## EXERCISE
Go through the listing and set it down exactly, leaving out its pictures.

## COLLECTED DATA
-=-=-
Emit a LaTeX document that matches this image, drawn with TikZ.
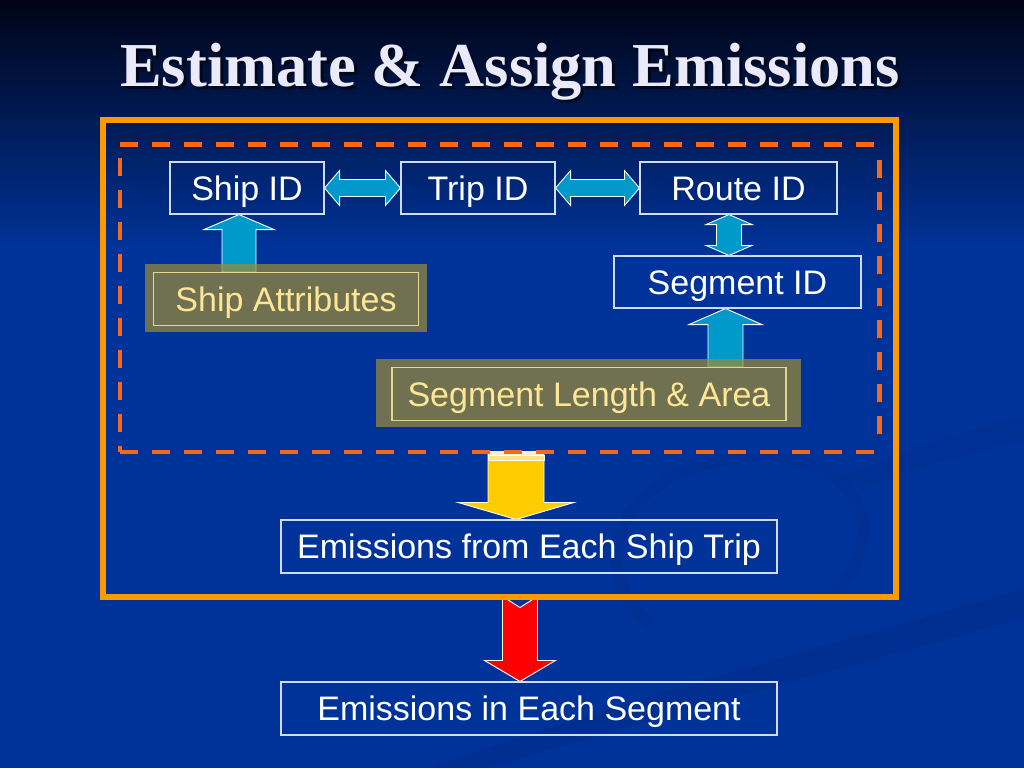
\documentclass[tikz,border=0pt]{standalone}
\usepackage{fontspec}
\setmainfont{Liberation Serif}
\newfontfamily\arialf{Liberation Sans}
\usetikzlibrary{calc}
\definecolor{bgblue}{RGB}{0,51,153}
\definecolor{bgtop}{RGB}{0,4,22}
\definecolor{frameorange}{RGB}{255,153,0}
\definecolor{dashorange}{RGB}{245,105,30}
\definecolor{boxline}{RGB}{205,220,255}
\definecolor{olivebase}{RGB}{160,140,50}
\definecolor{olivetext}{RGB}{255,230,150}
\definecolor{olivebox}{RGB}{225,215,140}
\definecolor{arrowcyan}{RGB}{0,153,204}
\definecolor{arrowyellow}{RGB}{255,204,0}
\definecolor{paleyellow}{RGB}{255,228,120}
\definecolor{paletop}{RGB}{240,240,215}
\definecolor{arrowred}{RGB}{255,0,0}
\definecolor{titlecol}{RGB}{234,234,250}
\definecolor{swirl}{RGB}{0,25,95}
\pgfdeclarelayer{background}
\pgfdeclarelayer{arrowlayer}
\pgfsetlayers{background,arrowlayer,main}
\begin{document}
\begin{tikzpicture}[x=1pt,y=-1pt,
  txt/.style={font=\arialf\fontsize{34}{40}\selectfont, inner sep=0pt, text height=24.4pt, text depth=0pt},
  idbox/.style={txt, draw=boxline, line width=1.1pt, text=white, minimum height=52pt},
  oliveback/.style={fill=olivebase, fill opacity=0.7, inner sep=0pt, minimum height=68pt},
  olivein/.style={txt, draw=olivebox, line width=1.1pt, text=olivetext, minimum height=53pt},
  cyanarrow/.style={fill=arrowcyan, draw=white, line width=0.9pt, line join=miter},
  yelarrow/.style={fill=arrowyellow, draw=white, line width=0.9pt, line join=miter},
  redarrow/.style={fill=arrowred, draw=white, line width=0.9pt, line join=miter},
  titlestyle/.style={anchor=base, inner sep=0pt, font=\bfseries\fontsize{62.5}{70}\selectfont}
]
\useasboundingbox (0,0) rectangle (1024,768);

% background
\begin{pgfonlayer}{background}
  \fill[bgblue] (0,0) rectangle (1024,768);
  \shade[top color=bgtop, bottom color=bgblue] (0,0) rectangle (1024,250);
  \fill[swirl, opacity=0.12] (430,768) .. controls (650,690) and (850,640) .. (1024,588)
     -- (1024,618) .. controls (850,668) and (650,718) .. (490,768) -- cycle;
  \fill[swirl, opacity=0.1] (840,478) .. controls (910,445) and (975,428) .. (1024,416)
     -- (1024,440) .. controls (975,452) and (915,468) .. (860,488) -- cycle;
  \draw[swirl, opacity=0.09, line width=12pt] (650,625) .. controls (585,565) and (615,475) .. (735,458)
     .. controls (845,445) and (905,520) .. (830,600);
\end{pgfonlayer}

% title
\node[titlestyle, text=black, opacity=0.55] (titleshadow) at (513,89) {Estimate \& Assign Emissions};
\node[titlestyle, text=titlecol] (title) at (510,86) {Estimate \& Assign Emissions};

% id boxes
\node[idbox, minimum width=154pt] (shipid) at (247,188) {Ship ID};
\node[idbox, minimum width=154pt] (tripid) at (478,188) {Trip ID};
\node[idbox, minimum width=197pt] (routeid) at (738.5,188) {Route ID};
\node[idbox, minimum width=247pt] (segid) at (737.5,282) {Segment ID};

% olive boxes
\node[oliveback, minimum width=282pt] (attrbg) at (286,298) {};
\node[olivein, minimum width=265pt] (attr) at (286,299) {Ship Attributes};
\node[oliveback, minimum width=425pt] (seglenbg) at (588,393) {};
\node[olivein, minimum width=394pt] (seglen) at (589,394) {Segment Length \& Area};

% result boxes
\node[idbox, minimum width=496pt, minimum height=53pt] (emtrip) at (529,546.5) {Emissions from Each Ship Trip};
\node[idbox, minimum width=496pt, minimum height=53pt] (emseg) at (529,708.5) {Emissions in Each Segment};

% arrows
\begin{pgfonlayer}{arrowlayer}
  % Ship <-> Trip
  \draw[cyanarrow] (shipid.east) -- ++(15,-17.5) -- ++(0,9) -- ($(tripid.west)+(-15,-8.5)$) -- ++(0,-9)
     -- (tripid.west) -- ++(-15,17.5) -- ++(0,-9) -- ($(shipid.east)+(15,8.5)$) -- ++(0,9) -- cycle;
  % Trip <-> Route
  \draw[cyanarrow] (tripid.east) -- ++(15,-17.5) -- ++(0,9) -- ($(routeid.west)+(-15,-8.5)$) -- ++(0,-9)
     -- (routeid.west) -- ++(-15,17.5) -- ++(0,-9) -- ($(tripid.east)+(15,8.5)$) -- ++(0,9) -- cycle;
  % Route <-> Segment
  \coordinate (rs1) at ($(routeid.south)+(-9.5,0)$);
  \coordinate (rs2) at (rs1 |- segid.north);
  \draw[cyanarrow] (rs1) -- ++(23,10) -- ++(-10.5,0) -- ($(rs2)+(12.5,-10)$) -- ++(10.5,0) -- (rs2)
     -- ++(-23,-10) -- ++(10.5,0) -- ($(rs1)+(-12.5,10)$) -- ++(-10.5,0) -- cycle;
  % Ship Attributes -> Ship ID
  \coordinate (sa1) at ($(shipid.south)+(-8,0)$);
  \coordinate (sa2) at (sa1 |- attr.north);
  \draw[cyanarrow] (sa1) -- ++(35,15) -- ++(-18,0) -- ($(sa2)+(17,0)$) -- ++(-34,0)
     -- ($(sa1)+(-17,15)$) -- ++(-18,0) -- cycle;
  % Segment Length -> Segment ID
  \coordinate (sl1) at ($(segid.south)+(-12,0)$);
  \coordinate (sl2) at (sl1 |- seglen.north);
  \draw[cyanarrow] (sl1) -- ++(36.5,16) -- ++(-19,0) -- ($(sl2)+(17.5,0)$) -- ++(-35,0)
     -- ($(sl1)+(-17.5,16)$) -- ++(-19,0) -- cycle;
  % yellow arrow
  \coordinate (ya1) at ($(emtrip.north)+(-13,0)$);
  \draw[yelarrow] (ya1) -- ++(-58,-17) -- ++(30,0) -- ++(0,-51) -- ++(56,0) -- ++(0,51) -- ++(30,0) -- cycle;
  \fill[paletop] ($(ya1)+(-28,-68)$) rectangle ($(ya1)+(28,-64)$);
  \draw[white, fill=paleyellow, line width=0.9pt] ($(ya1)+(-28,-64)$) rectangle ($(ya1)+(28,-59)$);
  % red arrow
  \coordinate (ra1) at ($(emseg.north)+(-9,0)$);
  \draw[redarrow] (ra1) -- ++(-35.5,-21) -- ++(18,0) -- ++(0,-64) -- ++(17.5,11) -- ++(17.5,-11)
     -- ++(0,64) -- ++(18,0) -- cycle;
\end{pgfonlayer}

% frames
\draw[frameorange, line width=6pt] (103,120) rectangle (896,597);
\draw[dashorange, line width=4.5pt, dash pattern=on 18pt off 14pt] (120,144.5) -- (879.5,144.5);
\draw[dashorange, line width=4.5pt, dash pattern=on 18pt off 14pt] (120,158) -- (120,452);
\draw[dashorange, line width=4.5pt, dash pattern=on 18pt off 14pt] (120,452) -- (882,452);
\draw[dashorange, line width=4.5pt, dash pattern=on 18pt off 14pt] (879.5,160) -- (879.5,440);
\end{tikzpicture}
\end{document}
-=-=-
## OUTPUT
Emit a LaTeX document that matches this image, drawn with TikZ.
\documentclass[tikz,border=0pt]{standalone}
\usepackage{fontspec}
\setmainfont{Liberation Serif}
\newfontfamily\arialf{Liberation Sans}
\usetikzlibrary{calc}
\definecolor{bgblue}{RGB}{0,51,153}
\definecolor{bgtop}{RGB}{0,4,22}
\definecolor{frameorange}{RGB}{255,153,0}
\definecolor{dashorange}{RGB}{245,105,30}
\definecolor{boxline}{RGB}{205,220,255}
\definecolor{olivebase}{RGB}{160,140,50}
\definecolor{olivetext}{RGB}{255,230,150}
\definecolor{olivebox}{RGB}{225,215,140}
\definecolor{arrowcyan}{RGB}{0,153,204}
\definecolor{arrowyellow}{RGB}{255,204,0}
\definecolor{paleyellow}{RGB}{255,228,120}
\definecolor{paletop}{RGB}{240,240,215}
\definecolor{arrowred}{RGB}{255,0,0}
\definecolor{titlecol}{RGB}{234,234,250}
\definecolor{swirl}{RGB}{0,25,95}
\pgfdeclarelayer{background}
\pgfdeclarelayer{arrowlayer}
\pgfsetlayers{background,arrowlayer,main}
\begin{document}
\begin{tikzpicture}[x=1pt,y=-1pt,
  txt/.style={font=\arialf\fontsize{34}{40}\selectfont, inner sep=0pt, text height=24.4pt, text depth=0pt},
  idbox/.style={txt, draw=boxline, line width=1.1pt, text=white, minimum height=52pt},
  oliveback/.style={fill=olivebase, fill opacity=0.7, inner sep=0pt, minimum height=68pt},
  olivein/.style={txt, draw=olivebox, line width=1.1pt, text=olivetext, minimum height=53pt},
  cyanarrow/.style={fill=arrowcyan, draw=white, line width=0.9pt, line join=miter},
  yelarrow/.style={fill=arrowyellow, draw=white, line width=0.9pt, line join=miter},
  redarrow/.style={fill=arrowred, draw=white, line width=0.9pt, line join=miter},
  titlestyle/.style={anchor=base, inner sep=0pt, font=\bfseries\fontsize{62.5}{70}\selectfont}
]
\useasboundingbox (0,0) rectangle (1024,768);

% background
\begin{pgfonlayer}{background}
  \fill[bgblue] (0,0) rectangle (1024,768);
  \shade[top color=bgtop, bottom color=bgblue] (0,0) rectangle (1024,250);
  \fill[swirl, opacity=0.12] (430,768) .. controls (650,690) and (850,640) .. (1024,588)
     -- (1024,618) .. controls (850,668) and (650,718) .. (490,768) -- cycle;
  \fill[swirl, opacity=0.1] (840,478) .. controls (910,445) and (975,428) .. (1024,416)
     -- (1024,440) .. controls (975,452) and (915,468) .. (860,488) -- cycle;
  \draw[swirl, opacity=0.09, line width=12pt] (650,625) .. controls (585,565) and (615,475) .. (735,458)
     .. controls (845,445) and (905,520) .. (830,600);
\end{pgfonlayer}

% title
\node[titlestyle, text=black, opacity=0.55] (titleshadow) at (513,89) {Estimate \& Assign Emissions};
\node[titlestyle, text=titlecol] (title) at (510,86) {Estimate \& Assign Emissions};

% id boxes
\node[idbox, minimum width=154pt] (shipid) at (247,188) {Ship ID};
\node[idbox, minimum width=154pt] (tripid) at (478,188) {Trip ID};
\node[idbox, minimum width=197pt] (routeid) at (738.5,188) {Route ID};
\node[idbox, minimum width=247pt] (segid) at (737.5,282) {Segment ID};

% olive boxes
\node[oliveback, minimum width=282pt] (attrbg) at (286,298) {};
\node[olivein, minimum width=265pt] (attr) at (286,299) {Ship Attributes};
\node[oliveback, minimum width=425pt] (seglenbg) at (588,393) {};
\node[olivein, minimum width=394pt] (seglen) at (589,394) {Segment Length \& Area};

% result boxes
\node[idbox, minimum width=496pt, minimum height=53pt] (emtrip) at (529,546.5) {Emissions from Each Ship Trip};
\node[idbox, minimum width=496pt, minimum height=53pt] (emseg) at (529,708.5) {Emissions in Each Segment};

% arrows
\begin{pgfonlayer}{arrowlayer}
  % Ship <-> Trip
  \draw[cyanarrow] (shipid.east) -- ++(15,-17.5) -- ++(0,9) -- ($(tripid.west)+(-15,-8.5)$) -- ++(0,-9)
     -- (tripid.west) -- ++(-15,17.5) -- ++(0,-9) -- ($(shipid.east)+(15,8.5)$) -- ++(0,9) -- cycle;
  % Trip <-> Route
  \draw[cyanarrow] (tripid.east) -- ++(15,-17.5) -- ++(0,9) -- ($(routeid.west)+(-15,-8.5)$) -- ++(0,-9)
     -- (routeid.west) -- ++(-15,17.5) -- ++(0,-9) -- ($(tripid.east)+(15,8.5)$) -- ++(0,9) -- cycle;
  % Route <-> Segment
  \coordinate (rs1) at ($(routeid.south)+(-9.5,0)$);
  \coordinate (rs2) at (rs1 |- segid.north);
  \draw[cyanarrow] (rs1) -- ++(23,10) -- ++(-10.5,0) -- ($(rs2)+(12.5,-10)$) -- ++(10.5,0) -- (rs2)
     -- ++(-23,-10) -- ++(10.5,0) -- ($(rs1)+(-12.5,10)$) -- ++(-10.5,0) -- cycle;
  % Ship Attributes -> Ship ID
  \coordinate (sa1) at ($(shipid.south)+(-8,0)$);
  \coordinate (sa2) at (sa1 |- attr.north);
  \draw[cyanarrow] (sa1) -- ++(35,15) -- ++(-18,0) -- ($(sa2)+(17,0)$) -- ++(-34,0)
     -- ($(sa1)+(-17,15)$) -- ++(-18,0) -- cycle;
  % Segment Length -> Segment ID
  \coordinate (sl1) at ($(segid.south)+(-12,0)$);
  \coordinate (sl2) at (sl1 |- seglen.north);
  \draw[cyanarrow] (sl1) -- ++(36.5,16) -- ++(-19,0) -- ($(sl2)+(17.5,0)$) -- ++(-35,0)
     -- ($(sl1)+(-17.5,16)$) -- ++(-19,0) -- cycle;
  % yellow arrow
  \coordinate (ya1) at ($(emtrip.north)+(-13,0)$);
  \draw[yelarrow] (ya1) -- ++(-58,-17) -- ++(30,0) -- ++(0,-51) -- ++(56,0) -- ++(0,51) -- ++(30,0) -- cycle;
  \fill[paletop] ($(ya1)+(-28,-68)$) rectangle ($(ya1)+(28,-64)$);
  \draw[white, fill=paleyellow, line width=0.9pt] ($(ya1)+(-28,-64)$) rectangle ($(ya1)+(28,-59)$);
  % red arrow
  \coordinate (ra1) at ($(emseg.north)+(-9,0)$);
  \draw[redarrow] (ra1) -- ++(-35.5,-21) -- ++(18,0) -- ++(0,-64) -- ++(17.5,11) -- ++(17.5,-11)
     -- ++(0,64) -- ++(18,0) -- cycle;
\end{pgfonlayer}

% frames
\draw[frameorange, line width=6pt] (103,120) rectangle (896,597);
\draw[dashorange, line width=4.5pt, dash pattern=on 18pt off 14pt] (120,144.5) -- (879.5,144.5);
\draw[dashorange, line width=4.5pt, dash pattern=on 18pt off 14pt] (120,158) -- (120,452);
\draw[dashorange, line width=4.5pt, dash pattern=on 18pt off 14pt] (120,452) -- (882,452);
\draw[dashorange, line width=4.5pt, dash pattern=on 18pt off 14pt] (879.5,160) -- (879.5,440);
\end{tikzpicture}
\end{document}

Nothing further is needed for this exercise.